*Aim of the exercise*: Each line that includes "with" counts once; give the total and nothing besides.

[Rows from a dataset of charts and code]
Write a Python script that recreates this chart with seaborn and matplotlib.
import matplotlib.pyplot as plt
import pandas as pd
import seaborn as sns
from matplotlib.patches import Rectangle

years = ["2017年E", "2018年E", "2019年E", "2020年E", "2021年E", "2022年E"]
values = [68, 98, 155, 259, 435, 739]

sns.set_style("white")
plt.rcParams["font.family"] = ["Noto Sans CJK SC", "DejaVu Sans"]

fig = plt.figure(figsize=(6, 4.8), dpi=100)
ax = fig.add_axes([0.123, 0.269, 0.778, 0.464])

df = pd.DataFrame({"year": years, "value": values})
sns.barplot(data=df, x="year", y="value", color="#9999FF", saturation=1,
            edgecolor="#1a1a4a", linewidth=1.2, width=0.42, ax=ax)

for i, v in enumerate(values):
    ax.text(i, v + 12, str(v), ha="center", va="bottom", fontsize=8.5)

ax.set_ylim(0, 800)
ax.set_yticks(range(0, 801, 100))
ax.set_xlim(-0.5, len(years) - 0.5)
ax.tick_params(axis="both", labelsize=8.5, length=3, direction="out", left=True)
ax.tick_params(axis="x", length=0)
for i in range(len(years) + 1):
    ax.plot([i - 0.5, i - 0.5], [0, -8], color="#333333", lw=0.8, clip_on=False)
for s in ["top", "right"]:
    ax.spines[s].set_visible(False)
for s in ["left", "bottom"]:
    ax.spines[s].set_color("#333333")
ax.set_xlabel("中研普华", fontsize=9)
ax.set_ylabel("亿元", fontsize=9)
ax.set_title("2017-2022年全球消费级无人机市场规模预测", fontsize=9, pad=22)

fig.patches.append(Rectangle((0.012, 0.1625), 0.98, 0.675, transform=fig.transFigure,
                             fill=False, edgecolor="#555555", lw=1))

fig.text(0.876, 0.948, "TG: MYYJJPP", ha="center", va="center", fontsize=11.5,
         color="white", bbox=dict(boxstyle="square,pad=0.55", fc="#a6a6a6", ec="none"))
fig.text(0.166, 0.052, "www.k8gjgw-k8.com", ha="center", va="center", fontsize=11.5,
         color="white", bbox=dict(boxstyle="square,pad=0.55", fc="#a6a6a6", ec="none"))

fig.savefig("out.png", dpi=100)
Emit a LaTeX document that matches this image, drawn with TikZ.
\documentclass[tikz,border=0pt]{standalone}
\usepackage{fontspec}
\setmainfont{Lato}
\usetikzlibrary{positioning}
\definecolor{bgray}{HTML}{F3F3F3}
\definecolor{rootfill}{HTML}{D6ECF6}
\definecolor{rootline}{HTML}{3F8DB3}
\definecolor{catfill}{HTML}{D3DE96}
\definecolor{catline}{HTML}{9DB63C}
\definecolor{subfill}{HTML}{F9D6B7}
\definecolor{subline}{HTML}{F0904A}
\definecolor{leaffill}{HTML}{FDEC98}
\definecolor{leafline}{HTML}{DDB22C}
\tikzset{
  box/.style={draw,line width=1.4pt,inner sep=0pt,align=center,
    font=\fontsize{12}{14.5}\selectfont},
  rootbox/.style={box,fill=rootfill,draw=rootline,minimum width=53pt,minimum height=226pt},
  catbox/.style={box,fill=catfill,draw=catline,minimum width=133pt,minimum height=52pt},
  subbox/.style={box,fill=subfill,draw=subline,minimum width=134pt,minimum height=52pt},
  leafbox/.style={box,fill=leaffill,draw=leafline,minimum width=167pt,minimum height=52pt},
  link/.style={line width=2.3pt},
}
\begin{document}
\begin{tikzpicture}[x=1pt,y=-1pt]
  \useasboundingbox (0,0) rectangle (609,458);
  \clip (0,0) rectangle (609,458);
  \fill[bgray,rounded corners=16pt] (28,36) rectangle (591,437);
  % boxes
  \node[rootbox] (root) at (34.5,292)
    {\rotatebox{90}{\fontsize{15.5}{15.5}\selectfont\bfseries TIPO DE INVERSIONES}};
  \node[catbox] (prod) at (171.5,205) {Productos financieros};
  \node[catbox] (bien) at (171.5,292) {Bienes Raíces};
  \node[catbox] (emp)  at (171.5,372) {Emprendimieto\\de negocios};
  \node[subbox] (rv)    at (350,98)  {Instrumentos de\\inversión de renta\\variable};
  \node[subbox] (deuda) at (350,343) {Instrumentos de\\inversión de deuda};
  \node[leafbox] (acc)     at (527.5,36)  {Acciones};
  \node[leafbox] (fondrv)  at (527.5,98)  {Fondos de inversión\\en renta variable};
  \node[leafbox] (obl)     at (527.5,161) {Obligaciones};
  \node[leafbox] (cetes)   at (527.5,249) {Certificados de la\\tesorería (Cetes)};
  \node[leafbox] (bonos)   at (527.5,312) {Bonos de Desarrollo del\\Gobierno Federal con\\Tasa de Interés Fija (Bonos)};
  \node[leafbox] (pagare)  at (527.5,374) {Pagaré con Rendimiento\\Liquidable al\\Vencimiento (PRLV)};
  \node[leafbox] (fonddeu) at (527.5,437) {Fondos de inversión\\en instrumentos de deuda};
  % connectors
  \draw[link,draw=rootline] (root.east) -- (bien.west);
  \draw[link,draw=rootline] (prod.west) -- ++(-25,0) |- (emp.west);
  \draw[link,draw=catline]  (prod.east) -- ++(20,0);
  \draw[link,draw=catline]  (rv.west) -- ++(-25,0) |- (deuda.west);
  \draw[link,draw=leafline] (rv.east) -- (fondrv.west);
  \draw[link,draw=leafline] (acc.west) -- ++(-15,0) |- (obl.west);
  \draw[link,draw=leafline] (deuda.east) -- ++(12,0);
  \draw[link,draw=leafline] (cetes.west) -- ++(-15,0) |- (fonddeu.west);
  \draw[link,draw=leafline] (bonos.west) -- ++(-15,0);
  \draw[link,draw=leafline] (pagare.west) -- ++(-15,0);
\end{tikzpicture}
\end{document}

*Finished exercise*: 2